ExampleIf $A=\left[ 1,0,0,1,0,1,1,1 \right]$, find $Movb(A,i)$ for $i=5$. The new sequence is $A'=Movb(A,5)=\left[ 1,1,0,0,0,1,1,1 \right]$.

**Definition** Based on the auxiliary marking sequence $A$, output a combination scheme for the set $S$, called a restoration for sequence $A$. Denoted as $C(A)=\left\{ a_{i}\in S|A[i]=1 ,0<i\leq m \right\}$.

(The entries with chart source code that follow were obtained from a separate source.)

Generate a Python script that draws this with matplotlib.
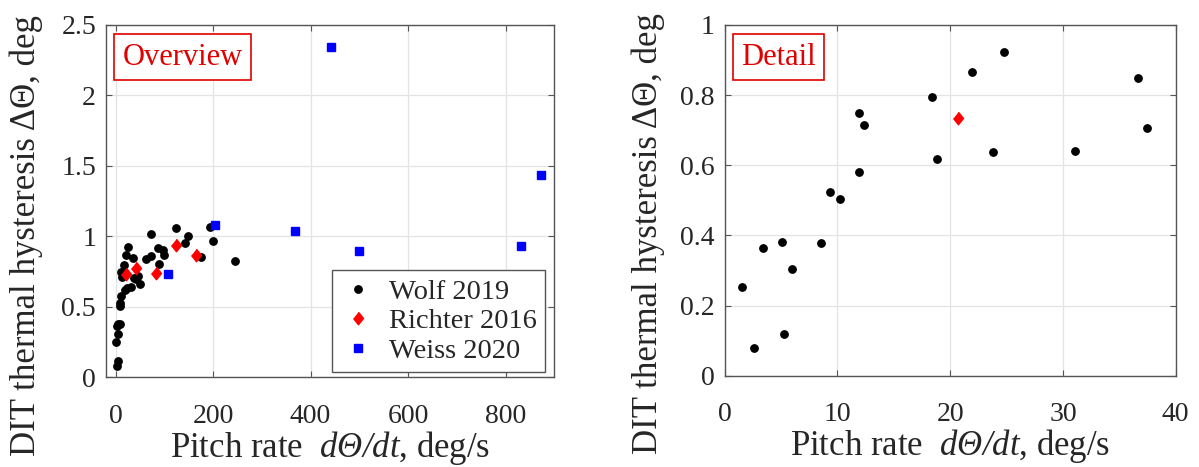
import matplotlib

matplotlib.use("Agg")
import matplotlib.pyplot as plt  # noqa: E402

plt.rcParams["font.family"] = ["Liberation Serif", "DejaVu Serif"]
plt.rcParams["mathtext.fontset"] = "custom"
plt.rcParams["mathtext.rm"] = "Liberation Serif"
plt.rcParams["mathtext.it"] = "Liberation Serif:italic"
# italic face also for the capital Greek letter in the derivative
plt.rcParams["mathtext.cal"] = "Liberation Serif:italic"

# Wolf 2019 (pitch rate deg/s, hysteresis deg)
wolf_rate = [1.5, 2.6, 3.4, 5.1, 5.3, 6.0, 8.5, 9.3, 10.2, 11.9, 11.9, 12.4,
             18.4, 18.8, 21.9, 23.8, 24.8, 31.1, 36.7, 37.5,
             43, 47, 50, 62, 73.5, 73, 87, 98, 100, 90,
             124, 142, 149, 175, 194, 200, 246]
wolf_hyst = [0.253, 0.080, 0.364, 0.381, 0.118, 0.305, 0.379, 0.525, 0.504, 0.748, 0.581, 0.716,
             0.796, 0.618, 0.867, 0.638, 0.924, 0.640, 0.849, 0.705,
             0.700, 0.722, 0.665, 0.839, 0.865, 1.020, 0.920, 0.905, 0.870, 0.805,
             1.057, 0.952, 1.000, 0.853, 1.065, 0.970, 0.827]

# Richter 2016
richter_rate = [20.7, 42, 83, 125, 166]
richter_hyst = [0.735, 0.773, 0.744, 0.938, 0.872]

# Weiss 2020
weiss_rate = [107.5, 205, 368, 442, 500, 831, 872]
weiss_hyst = [0.735, 1.078, 1.042, 2.342, 0.900, 0.929, 1.434]

TXT = "#262626"
AXC = "#555555"
DIAMOND = [(0, 1), (0.8, 0), (0, -1), (-0.8, 0)]

fig = plt.figure(figsize=(11.99, 4.67), dpi=100)
ax1 = fig.add_axes([0.0882, 0.1917, 0.3741, 0.7548])
ax2 = fig.add_axes([0.6044, 0.1955, 0.3761, 0.7510])


def style(ax, label_x):
    ax.grid(True, color="#e3e3e3", linewidth=0.9)
    ax.set_axisbelow(True)
    for s in ax.spines.values():
        s.set_color(AXC)
        s.set_linewidth(1.0)
    ax.tick_params(direction="in", top=True, right=True, length=4,
                   color=AXC, labelsize=20, labelcolor=TXT)
    ax.tick_params(axis="x", pad=19)
    ax.tick_params(axis="y", pad=7)
    ax.set_xlabel(r"Pitch rate  $\mathcal{d\Theta/dt}$, deg/s", fontsize=25, color=TXT, labelpad=0)
    ax.set_ylabel("DIT thermal hysteresis \u0394\u0398, deg", fontsize=25, color=TXT,
                  va="center")
    ax.yaxis.set_label_coords(label_x, 0.404)


def tag(ax, text, y):
    ax.text(0.037, y, text, transform=ax.transAxes, ha="left", va="top",
            fontsize=22, color="#e00000",
            bbox=dict(boxstyle="square,pad=0.27", facecolor="white",
                      edgecolor="#e00000", linewidth=1.2))


# overview
ax1.plot(wolf_rate, wolf_hyst, "o", color="black", markersize=5.3, label="Wolf 2019")
ax1.plot(richter_rate, richter_hyst, marker=DIAMOND, linestyle="none", color="#ff0000",
         markersize=9, label="Richter 2016")
ax1.plot(weiss_rate, weiss_hyst, "s", color="#0000ff", markersize=6, label="Weiss 2020")
ax1.set_xlim(-20, 900)
ax1.set_ylim(0, 2.5)
ax1.set_xticks([0, 200, 400, 600, 800])
ax1.set_yticks([0, 0.5, 1, 1.5, 2, 2.5])
ax1.set_yticklabels(["0", "0.5", "1", "1.5", "2", "2.5"])
style(ax1, -0.178)
tag(ax1, "Overview", 0.95)
leg = ax1.legend(loc="lower right", bbox_to_anchor=(0.98, 0.015), fontsize=20.5,
                 frameon=True, fancybox=False, framealpha=1, edgecolor=AXC,
                 handlelength=1.2, handletextpad=0.5, borderpad=0.3, labelspacing=0.12,
                 borderaxespad=0)
leg.get_frame().set_linewidth(1.0)
for t in leg.get_texts():
    t.set_color(TXT)

# detail, low pitch rates only
wolf_lo = [(r, h) for r, h in zip(wolf_rate, wolf_hyst) if r <= 40]
richter_lo = [(r, h) for r, h in zip(richter_rate, richter_hyst) if r <= 40]
ax2.plot([p[0] for p in wolf_lo], [p[1] for p in wolf_lo], "o", color="black", markersize=5.3)
ax2.plot([p[0] for p in richter_lo], [p[1] for p in richter_lo], marker=DIAMOND,
         linestyle="none", color="#ff0000", markersize=9)
ax2.set_xlim(0, 40)
ax2.set_ylim(0, 1)
ax2.set_xticks([0, 10, 20, 30, 40])
ax2.set_yticks([0, 0.2, 0.4, 0.6, 0.8, 1])
ax2.set_yticklabels(["0", "0.2", "0.4", "0.6", "0.8", "1"])
style(ax2, -0.170)
tag(ax2, "Detail", 0.95)

fig.savefig("out.png", dpi=100)
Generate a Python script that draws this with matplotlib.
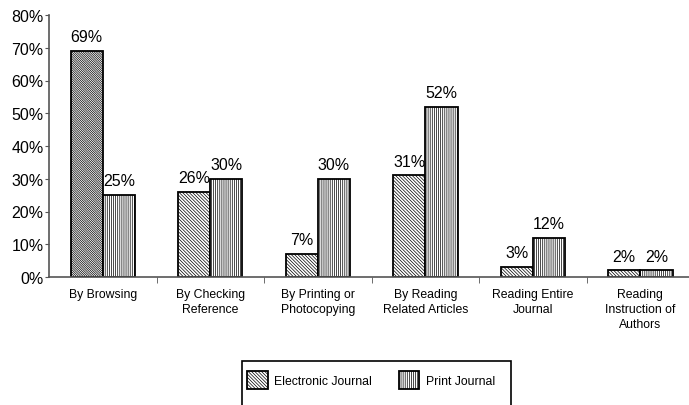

ExampleFor the set $S=\left\{ a_{1},a_{2},a_{3},a_{4},a_{5},a_{6} \right\}$ and the sequence $A=[1,1,0,0,1,0]$, a restoration for $S$ with respect to $A$ is $\left\{ a_{1},a_{2},a_{5} \right\}$.

## Algorithm Method

- Step 1: Obtain $A=A(S)$ from the set $S$, i.e., the initial state auxiliary marking sequence.
- Step 2: Output $C(A)$.
- Step 3: Check if the obtained auxiliary marking sequence is in the terminal state. If yes, terminate. If no, proceed to the next step.
- Step 4: Perform the transformation $A=Exch(Movb(A))$, and go back to Step 2.

With the above method, all combination schemes for the combination problem of selecting $C(n,m)$ elements from the set $S$ can be output.